Edmonton truck driver unites Fort McMurray evacuees with their abandoned vehicles
Eldon Hankins put the call out on Facebook offering to pick up evacuees' vehicles
Human kindness is overflowing in the aftermath of the wildfire that displaced tens of thousands of people from Fort McMurray on May 3.
One of the people trying to do his part is Eldon Hankins of Edmonton.
Just a few days after the wildfire, he put a message out on Facebook, volunteering to reunite people with the cars they abandoned along Highway 63 as they fled the flames.
In bumper to bumper traffic, some vehicles ran out of gas, while others broke down from overheating.
"It dawned on me, I've got a trailer and a truck, so why not?" Hankins said.
There are over a hundred texts on his cellphone from evacuees he's made contact with, and numerous more emails.

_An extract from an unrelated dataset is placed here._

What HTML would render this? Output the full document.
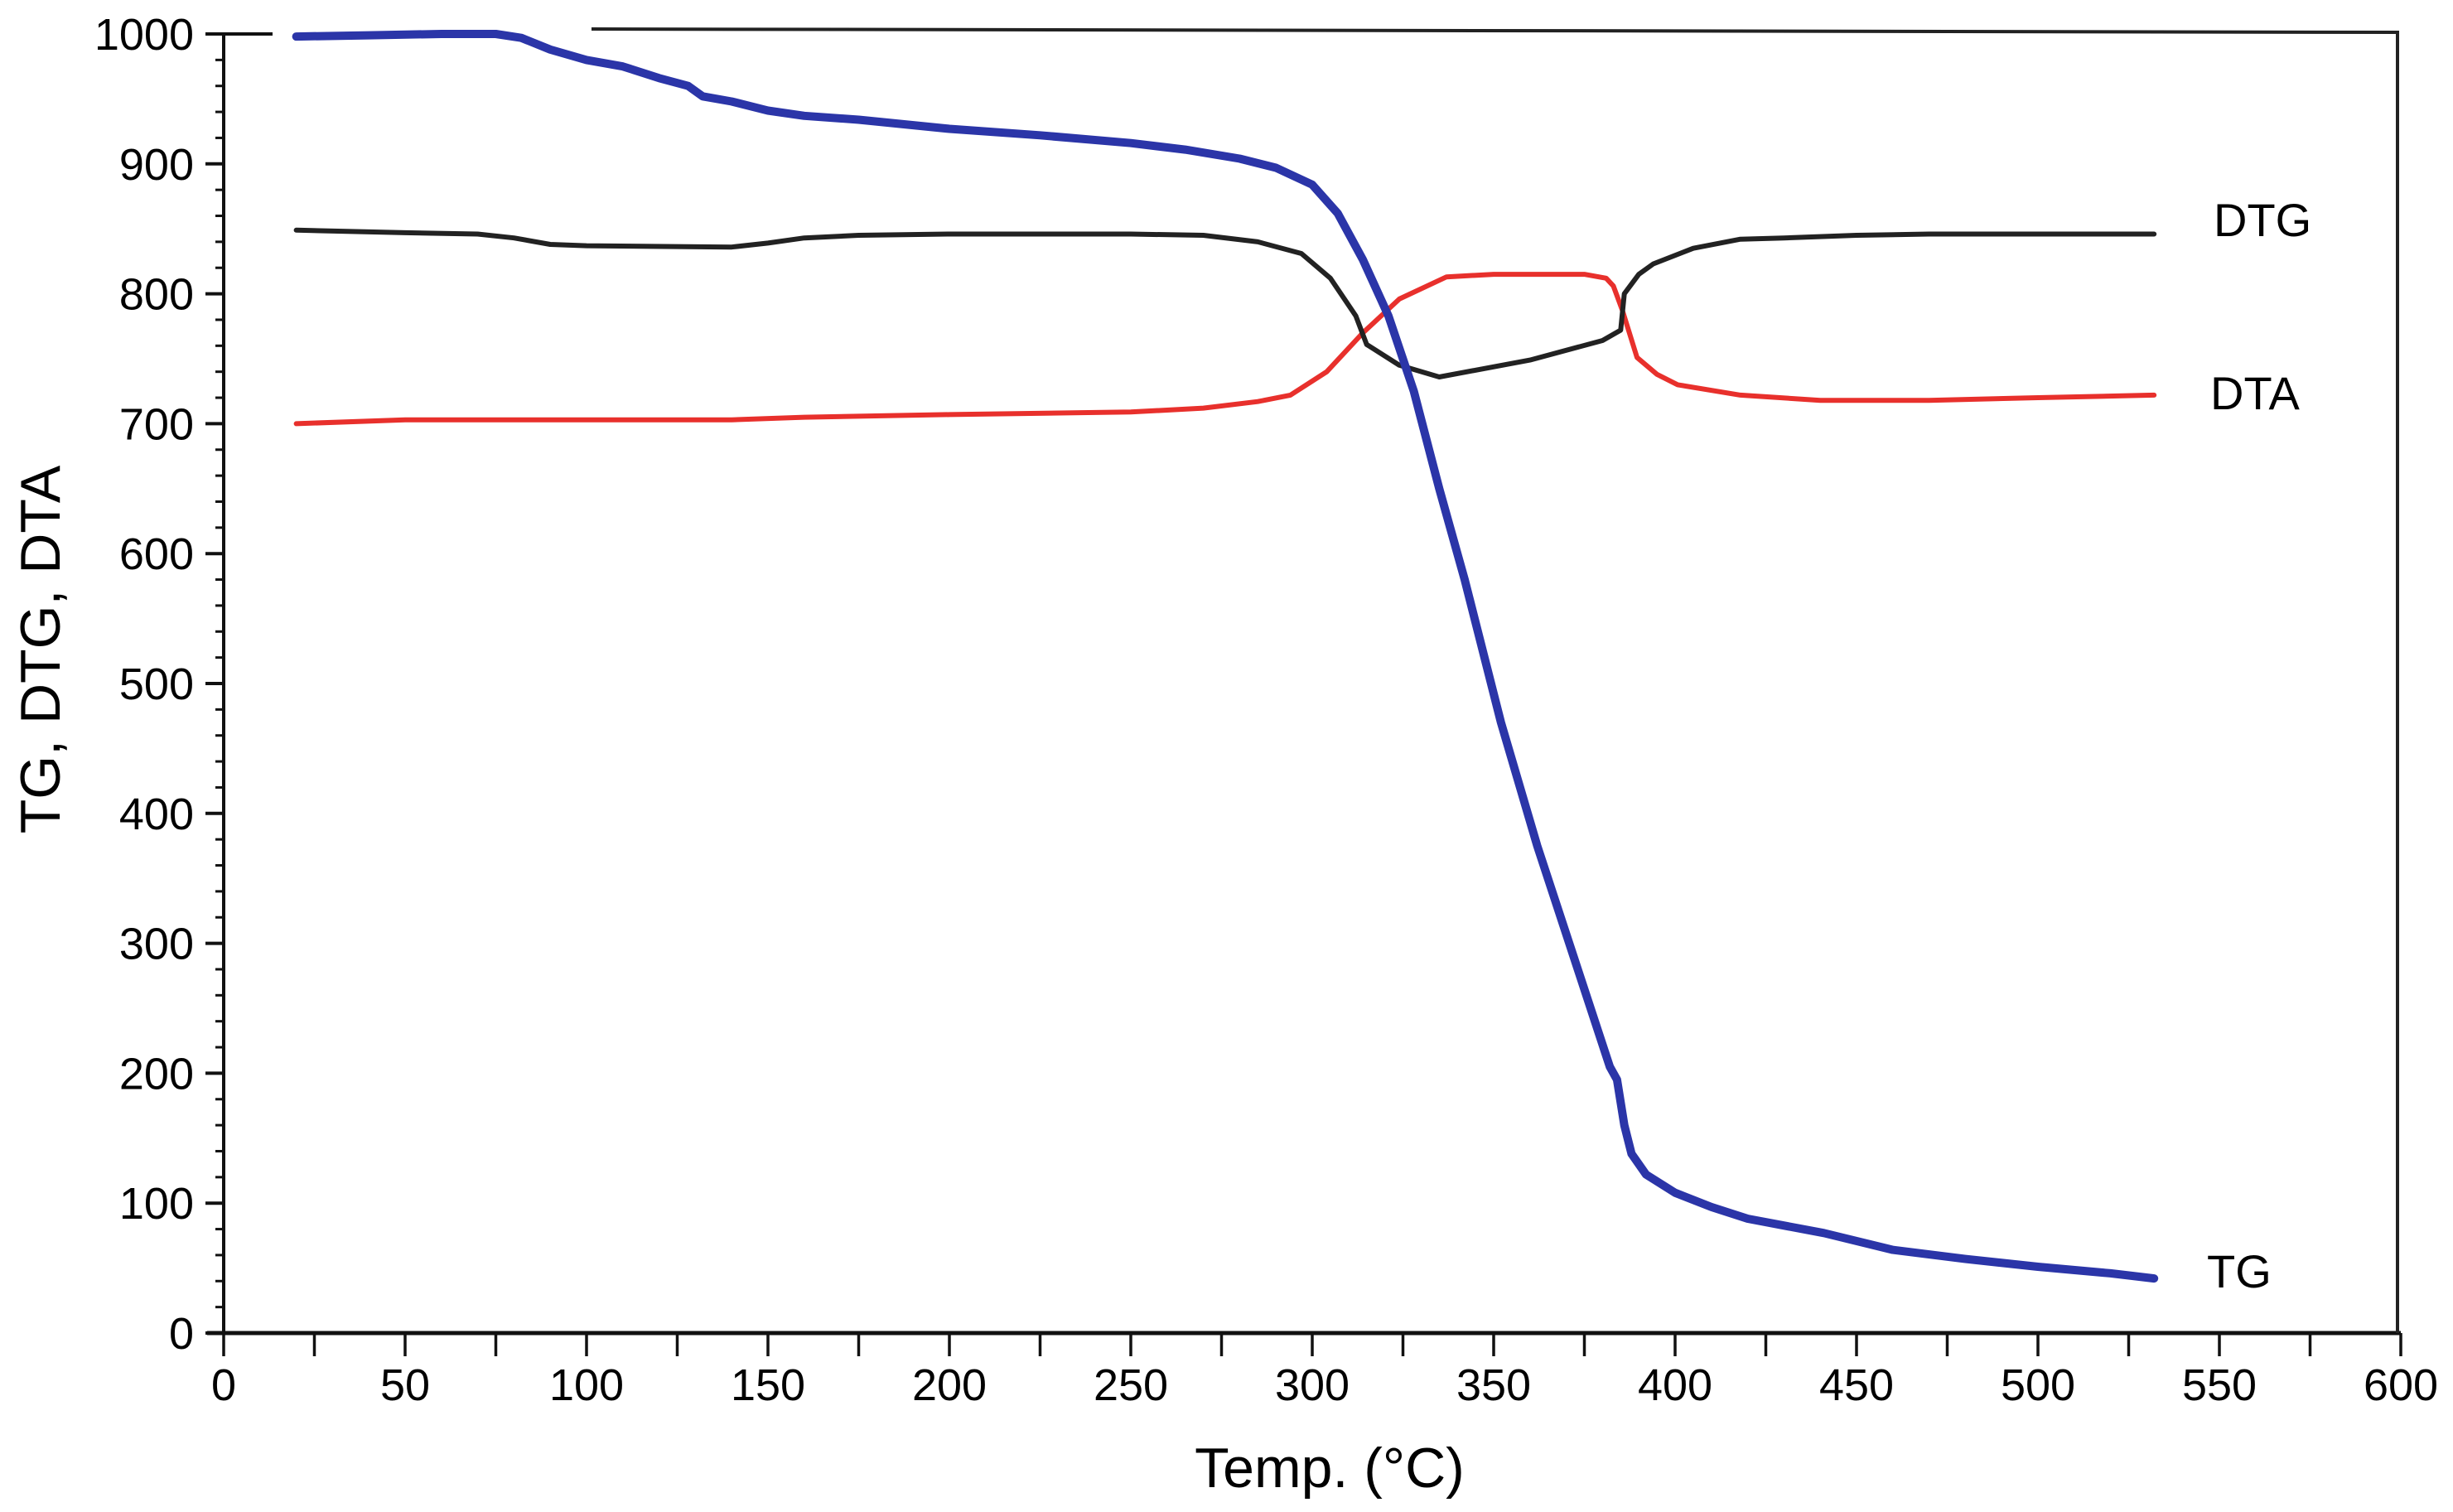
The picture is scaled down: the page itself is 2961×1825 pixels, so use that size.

He's now logging long hours on the road in the truck he would normally use for his business, putting his own work on hold to rescue vehicles for free.
"I know what it's like not to have a vehicle, and for some of the people I talked to that's all they have left is their vehicle, and what they have left in the vehicle," Hankins said.
Avery was in a convoy with his wife and two sons when they had to abandon their Pontiac G6 on the highway because it ran out of gas.
"It was pretty crazy trying to get out of there," Avery said. "I knew I had enough (gas) to get an hour outside of town. It was better leaving her there than in town".
With the keys to Avery's car in his pocket, and general directions on its location, Hankins drove down the highway.
An hour and a half and 170 km later, the car was found near Wandering River. Hankins loaded the vehicle on to his flatbed trailer. Pleased with his success, he relayed the news to Avery in a cellphone call.
The two men arranged a meeting at the gas station in Bon Accord for the handover.
They grinned and shook hands, with Avery insisting Hankins, at the very least, accept $60 for gas.
"This vehicle means a lot," Nick Avery said. "Plus you have all my belongings in the back. It's got more sentimental value in that car than the car's worth."
Rescuing this one vehicle took about six hours out of Hankins' day.
"Even if it was just one vehicle, every second was worth it," he said.